--- EXCERPTED RECORDS ---
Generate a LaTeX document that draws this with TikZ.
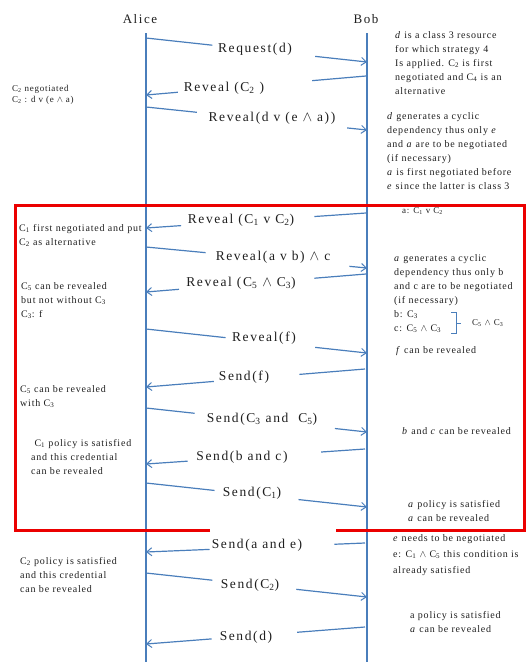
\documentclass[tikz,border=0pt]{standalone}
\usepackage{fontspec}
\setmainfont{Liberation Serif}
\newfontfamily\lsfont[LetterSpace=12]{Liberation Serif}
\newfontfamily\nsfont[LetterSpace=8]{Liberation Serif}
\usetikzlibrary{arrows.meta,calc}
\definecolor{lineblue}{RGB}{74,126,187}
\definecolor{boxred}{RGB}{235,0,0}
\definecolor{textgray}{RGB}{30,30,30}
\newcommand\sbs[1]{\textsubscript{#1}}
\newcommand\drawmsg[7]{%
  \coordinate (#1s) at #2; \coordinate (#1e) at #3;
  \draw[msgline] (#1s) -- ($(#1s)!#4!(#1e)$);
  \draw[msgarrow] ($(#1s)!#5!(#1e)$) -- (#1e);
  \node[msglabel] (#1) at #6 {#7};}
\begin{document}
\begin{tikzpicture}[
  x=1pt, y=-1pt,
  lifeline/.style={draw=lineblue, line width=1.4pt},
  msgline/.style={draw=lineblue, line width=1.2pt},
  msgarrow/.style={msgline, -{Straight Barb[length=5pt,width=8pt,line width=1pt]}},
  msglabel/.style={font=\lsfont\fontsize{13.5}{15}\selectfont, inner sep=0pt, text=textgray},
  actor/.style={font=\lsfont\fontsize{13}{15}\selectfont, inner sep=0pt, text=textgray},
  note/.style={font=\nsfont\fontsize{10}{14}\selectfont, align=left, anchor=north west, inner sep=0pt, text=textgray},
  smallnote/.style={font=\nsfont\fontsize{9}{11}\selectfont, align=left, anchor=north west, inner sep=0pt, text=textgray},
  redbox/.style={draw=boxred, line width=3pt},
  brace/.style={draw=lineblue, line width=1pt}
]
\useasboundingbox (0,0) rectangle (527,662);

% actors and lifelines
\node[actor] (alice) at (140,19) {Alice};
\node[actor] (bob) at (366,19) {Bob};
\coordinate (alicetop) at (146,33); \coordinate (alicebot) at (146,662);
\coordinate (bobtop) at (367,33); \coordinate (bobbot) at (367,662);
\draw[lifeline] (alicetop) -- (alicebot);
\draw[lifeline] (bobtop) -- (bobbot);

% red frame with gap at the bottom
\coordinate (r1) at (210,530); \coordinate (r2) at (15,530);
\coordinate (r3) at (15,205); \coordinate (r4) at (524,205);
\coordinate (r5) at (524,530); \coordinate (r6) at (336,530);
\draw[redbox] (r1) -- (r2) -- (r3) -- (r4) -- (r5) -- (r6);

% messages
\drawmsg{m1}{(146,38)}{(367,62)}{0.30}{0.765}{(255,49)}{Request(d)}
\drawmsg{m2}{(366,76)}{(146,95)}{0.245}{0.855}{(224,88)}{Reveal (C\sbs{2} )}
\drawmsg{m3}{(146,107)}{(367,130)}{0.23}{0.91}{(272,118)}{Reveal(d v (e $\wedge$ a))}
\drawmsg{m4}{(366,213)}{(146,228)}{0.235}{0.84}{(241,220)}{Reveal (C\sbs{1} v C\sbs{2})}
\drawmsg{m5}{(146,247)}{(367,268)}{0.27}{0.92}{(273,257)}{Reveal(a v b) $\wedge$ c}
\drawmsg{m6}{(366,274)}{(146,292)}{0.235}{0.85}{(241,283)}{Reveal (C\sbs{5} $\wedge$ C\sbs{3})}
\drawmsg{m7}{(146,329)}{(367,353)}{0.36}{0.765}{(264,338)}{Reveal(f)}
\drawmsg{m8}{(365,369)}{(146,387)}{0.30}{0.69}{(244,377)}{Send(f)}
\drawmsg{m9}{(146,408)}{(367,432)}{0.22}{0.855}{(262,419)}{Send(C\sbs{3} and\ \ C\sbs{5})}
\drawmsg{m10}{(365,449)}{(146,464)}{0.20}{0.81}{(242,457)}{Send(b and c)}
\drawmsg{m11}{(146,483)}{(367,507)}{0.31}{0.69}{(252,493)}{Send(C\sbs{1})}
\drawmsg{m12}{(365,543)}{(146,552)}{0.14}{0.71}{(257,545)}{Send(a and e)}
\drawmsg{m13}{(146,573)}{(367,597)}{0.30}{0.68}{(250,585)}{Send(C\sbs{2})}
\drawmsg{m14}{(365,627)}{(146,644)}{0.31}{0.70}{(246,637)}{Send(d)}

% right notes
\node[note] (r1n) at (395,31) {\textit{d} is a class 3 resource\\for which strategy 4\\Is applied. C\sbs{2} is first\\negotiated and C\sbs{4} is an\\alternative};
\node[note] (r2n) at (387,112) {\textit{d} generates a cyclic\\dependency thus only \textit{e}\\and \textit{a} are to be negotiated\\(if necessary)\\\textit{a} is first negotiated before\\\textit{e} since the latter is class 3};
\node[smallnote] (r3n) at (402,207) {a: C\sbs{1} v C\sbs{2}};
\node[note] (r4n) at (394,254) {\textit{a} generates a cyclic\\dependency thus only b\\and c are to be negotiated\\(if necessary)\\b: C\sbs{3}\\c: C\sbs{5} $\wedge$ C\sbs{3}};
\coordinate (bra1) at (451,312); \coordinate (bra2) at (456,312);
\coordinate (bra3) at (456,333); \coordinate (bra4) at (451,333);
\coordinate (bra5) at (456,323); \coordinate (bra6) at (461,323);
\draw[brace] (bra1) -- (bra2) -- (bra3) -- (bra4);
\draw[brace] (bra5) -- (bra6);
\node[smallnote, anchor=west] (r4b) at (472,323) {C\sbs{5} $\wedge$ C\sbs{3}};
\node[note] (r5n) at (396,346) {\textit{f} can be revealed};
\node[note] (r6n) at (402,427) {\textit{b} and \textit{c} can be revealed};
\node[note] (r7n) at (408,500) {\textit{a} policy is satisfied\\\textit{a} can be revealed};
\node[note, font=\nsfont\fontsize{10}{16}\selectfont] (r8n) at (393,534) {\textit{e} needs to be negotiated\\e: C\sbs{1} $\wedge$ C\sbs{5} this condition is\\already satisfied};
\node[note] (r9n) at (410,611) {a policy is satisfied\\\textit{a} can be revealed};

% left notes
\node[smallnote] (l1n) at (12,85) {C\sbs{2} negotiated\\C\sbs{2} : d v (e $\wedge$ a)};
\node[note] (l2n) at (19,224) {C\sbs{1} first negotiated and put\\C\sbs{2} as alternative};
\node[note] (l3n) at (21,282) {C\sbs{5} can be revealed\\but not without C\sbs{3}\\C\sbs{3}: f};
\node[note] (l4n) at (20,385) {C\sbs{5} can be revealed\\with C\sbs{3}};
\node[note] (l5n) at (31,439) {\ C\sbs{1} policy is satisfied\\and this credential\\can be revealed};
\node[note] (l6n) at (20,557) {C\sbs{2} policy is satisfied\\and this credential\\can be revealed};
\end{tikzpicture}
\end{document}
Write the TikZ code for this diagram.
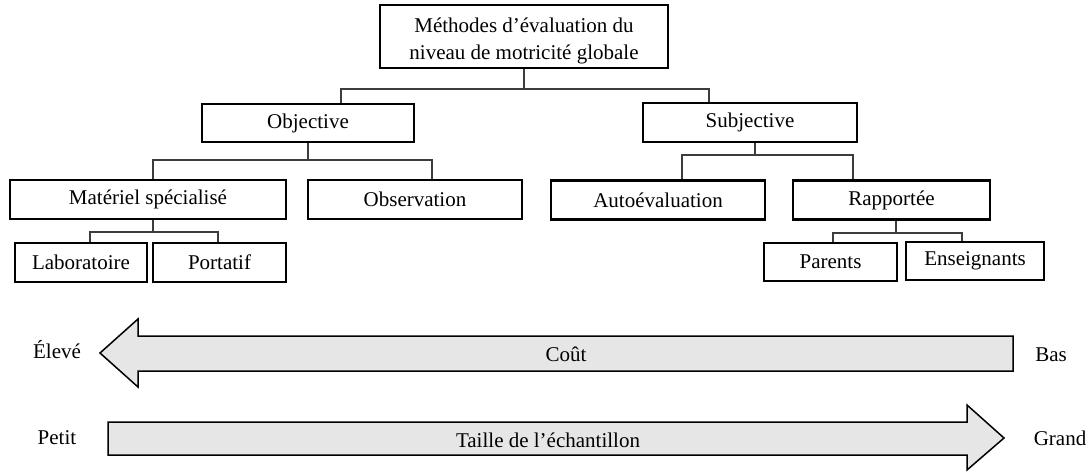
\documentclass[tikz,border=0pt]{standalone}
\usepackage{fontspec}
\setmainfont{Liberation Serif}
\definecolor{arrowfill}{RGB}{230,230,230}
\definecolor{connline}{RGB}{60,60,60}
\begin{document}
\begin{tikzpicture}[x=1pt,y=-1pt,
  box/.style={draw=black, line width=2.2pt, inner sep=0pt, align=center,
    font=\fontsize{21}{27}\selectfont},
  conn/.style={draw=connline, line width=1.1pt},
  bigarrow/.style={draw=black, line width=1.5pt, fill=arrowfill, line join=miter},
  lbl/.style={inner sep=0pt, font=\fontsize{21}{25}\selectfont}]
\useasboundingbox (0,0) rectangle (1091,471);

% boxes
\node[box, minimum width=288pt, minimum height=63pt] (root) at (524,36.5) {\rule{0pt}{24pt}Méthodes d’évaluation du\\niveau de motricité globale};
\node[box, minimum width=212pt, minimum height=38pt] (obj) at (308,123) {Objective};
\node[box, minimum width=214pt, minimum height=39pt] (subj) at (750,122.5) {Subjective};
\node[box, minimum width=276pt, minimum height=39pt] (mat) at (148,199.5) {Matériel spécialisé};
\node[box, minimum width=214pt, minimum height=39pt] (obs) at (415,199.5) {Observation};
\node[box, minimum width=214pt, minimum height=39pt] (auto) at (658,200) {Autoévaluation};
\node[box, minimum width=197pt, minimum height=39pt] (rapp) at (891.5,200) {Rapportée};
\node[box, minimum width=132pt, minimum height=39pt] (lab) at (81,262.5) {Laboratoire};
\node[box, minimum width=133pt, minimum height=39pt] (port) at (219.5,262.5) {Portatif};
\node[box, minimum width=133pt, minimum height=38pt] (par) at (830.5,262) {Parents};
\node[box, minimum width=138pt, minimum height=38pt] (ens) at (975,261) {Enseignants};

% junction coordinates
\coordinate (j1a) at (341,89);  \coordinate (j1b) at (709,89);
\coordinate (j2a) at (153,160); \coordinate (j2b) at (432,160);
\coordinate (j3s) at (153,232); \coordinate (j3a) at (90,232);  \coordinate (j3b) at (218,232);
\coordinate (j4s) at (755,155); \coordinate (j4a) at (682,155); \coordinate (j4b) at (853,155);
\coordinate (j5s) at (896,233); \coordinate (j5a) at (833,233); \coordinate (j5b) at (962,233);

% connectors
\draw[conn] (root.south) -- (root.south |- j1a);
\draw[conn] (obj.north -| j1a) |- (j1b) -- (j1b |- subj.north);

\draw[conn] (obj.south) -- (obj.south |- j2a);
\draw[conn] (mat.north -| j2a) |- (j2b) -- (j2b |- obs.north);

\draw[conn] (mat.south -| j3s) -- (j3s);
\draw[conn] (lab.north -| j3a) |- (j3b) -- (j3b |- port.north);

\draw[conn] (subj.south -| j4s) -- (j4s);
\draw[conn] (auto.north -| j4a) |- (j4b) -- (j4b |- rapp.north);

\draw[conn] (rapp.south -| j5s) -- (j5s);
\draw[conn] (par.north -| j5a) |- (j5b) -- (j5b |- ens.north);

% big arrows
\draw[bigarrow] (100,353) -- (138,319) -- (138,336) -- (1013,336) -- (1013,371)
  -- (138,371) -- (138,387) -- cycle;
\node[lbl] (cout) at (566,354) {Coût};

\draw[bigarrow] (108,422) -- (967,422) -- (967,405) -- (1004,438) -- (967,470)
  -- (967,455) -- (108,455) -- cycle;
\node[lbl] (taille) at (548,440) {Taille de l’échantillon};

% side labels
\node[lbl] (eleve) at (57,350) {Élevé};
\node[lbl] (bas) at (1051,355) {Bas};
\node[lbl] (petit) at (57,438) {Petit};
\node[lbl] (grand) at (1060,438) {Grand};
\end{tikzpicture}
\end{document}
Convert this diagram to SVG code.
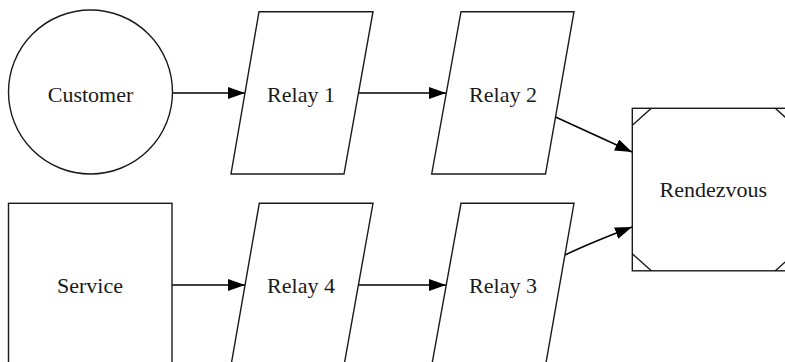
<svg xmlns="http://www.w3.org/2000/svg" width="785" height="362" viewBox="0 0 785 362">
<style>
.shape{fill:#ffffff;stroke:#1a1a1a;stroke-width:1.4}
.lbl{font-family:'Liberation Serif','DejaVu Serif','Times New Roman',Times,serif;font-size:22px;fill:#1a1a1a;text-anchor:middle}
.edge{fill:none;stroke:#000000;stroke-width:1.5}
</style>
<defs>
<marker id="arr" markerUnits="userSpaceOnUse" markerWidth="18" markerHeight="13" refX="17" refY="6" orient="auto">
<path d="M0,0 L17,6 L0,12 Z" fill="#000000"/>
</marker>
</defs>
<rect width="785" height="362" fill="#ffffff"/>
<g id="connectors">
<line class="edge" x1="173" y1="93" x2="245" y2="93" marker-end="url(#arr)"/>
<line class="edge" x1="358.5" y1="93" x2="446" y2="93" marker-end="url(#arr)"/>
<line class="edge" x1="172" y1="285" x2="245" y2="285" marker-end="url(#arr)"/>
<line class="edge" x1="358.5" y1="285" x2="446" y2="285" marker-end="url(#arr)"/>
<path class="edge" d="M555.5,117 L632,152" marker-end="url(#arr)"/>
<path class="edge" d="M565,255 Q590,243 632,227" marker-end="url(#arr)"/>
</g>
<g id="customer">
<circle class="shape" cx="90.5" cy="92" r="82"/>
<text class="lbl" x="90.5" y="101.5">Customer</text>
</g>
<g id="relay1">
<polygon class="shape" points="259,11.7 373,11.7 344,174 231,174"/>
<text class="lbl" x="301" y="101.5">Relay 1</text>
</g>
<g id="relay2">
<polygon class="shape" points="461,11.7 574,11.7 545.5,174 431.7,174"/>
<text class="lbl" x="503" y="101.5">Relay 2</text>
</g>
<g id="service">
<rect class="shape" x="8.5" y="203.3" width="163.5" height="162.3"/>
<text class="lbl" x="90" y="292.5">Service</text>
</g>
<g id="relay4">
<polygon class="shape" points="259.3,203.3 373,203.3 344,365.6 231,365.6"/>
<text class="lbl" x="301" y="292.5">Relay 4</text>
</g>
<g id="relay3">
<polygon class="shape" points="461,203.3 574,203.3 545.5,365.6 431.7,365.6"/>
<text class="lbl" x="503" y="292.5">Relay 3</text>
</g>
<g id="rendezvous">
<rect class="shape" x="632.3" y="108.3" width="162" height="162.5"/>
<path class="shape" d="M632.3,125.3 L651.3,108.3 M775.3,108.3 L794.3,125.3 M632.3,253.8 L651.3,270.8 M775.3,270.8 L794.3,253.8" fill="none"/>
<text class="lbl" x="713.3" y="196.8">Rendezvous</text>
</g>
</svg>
---
**WHAT IS NEEDED**
State how many lines in the records above contain the word "diagram", and give only that number.

**IN RESPONSE**
2